--- Start Data ---
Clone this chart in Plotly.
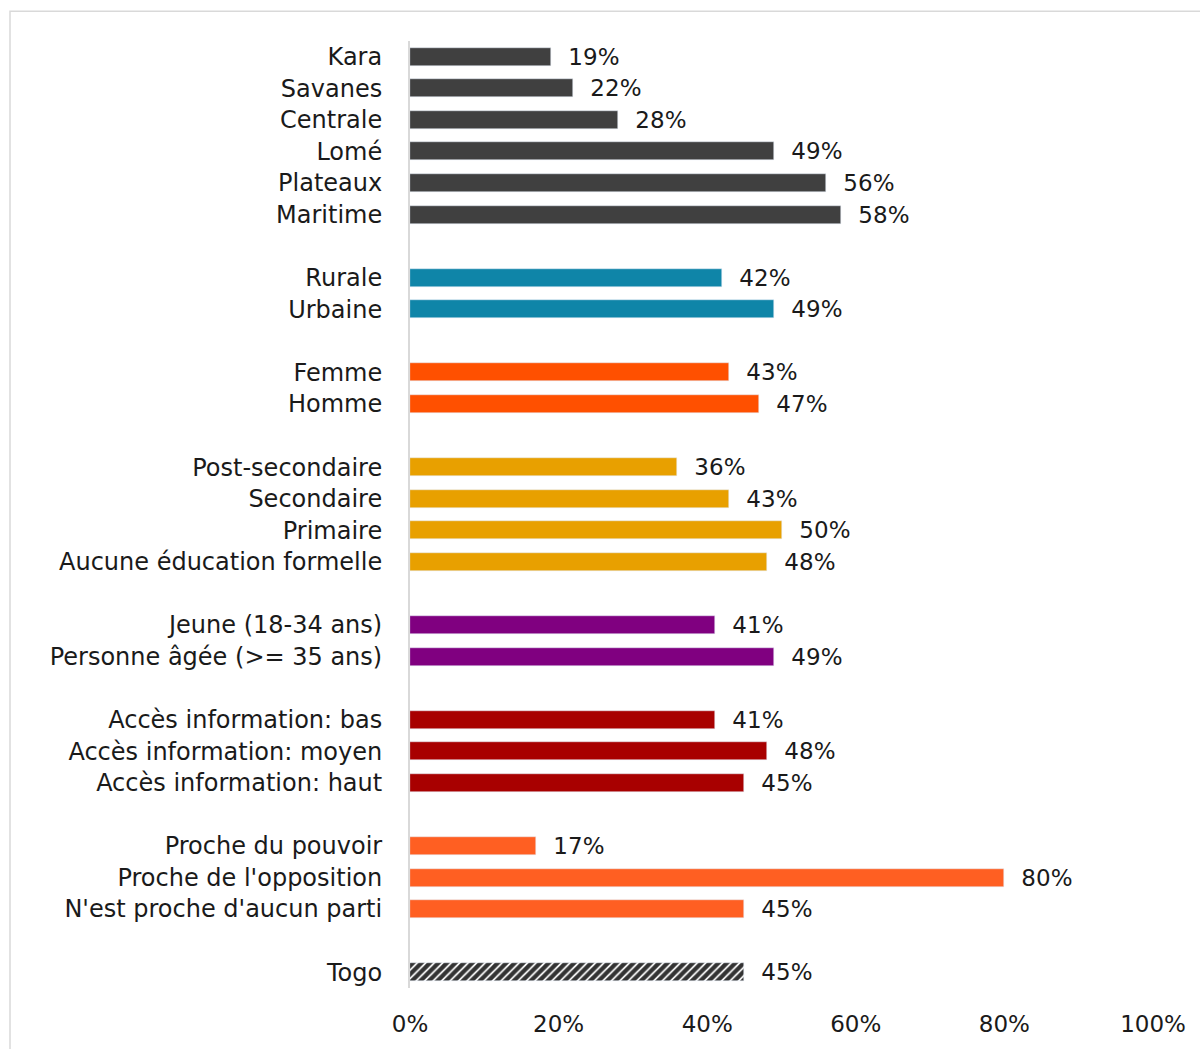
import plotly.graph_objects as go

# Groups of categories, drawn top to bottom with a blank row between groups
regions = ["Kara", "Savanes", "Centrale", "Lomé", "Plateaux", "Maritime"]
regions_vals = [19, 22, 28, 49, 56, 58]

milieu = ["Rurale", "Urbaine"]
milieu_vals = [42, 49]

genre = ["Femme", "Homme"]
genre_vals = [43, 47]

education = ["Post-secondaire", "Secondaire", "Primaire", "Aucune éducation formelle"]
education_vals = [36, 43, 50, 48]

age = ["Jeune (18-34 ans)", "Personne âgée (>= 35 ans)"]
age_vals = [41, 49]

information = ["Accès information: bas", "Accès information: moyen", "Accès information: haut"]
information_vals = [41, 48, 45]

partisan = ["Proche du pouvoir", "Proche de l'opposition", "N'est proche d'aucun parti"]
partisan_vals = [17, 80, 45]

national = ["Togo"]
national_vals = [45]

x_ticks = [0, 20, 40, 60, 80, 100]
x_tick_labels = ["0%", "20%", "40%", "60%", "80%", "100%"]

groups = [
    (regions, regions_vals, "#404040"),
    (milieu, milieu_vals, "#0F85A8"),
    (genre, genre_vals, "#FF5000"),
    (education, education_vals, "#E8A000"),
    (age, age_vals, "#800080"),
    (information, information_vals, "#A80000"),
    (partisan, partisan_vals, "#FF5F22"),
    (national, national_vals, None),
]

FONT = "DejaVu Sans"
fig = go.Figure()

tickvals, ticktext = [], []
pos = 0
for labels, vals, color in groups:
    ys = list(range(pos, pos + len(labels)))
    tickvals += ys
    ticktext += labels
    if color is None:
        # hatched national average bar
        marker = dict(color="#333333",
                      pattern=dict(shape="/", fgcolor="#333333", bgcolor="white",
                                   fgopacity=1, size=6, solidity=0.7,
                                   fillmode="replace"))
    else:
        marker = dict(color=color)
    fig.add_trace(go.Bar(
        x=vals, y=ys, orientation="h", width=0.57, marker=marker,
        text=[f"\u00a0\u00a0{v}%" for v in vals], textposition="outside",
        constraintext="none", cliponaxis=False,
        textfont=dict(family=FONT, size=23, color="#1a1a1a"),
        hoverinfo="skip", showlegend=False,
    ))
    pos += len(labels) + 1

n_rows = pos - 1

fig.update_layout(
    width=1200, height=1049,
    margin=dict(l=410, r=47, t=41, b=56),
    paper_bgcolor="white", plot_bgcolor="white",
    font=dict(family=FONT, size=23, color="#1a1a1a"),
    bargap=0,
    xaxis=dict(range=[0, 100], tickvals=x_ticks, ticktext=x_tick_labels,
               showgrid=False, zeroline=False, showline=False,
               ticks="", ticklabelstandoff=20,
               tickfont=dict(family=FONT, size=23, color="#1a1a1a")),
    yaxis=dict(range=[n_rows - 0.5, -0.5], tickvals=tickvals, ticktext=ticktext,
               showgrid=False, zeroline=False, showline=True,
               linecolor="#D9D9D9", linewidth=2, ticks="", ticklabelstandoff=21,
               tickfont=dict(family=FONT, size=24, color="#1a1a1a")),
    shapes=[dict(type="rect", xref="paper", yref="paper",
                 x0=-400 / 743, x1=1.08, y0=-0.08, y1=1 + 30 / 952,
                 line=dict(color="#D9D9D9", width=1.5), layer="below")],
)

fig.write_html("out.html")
--- End Data ---
- Exercise requirements
Exactly as they appear, print the lines of the listing above from its first line through the line that contains "fig = go.Figure()", minus the pictures.

- The output
Clone this chart in Plotly.
import plotly.graph_objects as go

# Groups of categories, drawn top to bottom with a blank row between groups
regions = ["Kara", "Savanes", "Centrale", "Lomé", "Plateaux", "Maritime"]
regions_vals = [19, 22, 28, 49, 56, 58]

milieu = ["Rurale", "Urbaine"]
milieu_vals = [42, 49]

genre = ["Femme", "Homme"]
genre_vals = [43, 47]

education = ["Post-secondaire", "Secondaire", "Primaire", "Aucune éducation formelle"]
education_vals = [36, 43, 50, 48]

age = ["Jeune (18-34 ans)", "Personne âgée (>= 35 ans)"]
age_vals = [41, 49]

information = ["Accès information: bas", "Accès information: moyen", "Accès information: haut"]
information_vals = [41, 48, 45]

partisan = ["Proche du pouvoir", "Proche de l'opposition", "N'est proche d'aucun parti"]
partisan_vals = [17, 80, 45]

national = ["Togo"]
national_vals = [45]

x_ticks = [0, 20, 40, 60, 80, 100]
x_tick_labels = ["0%", "20%", "40%", "60%", "80%", "100%"]

groups = [
    (regions, regions_vals, "#404040"),
    (milieu, milieu_vals, "#0F85A8"),
    (genre, genre_vals, "#FF5000"),
    (education, education_vals, "#E8A000"),
    (age, age_vals, "#800080"),
    (information, information_vals, "#A80000"),
    (partisan, partisan_vals, "#FF5F22"),
    (national, national_vals, None),
]

FONT = "DejaVu Sans"
fig = go.Figure()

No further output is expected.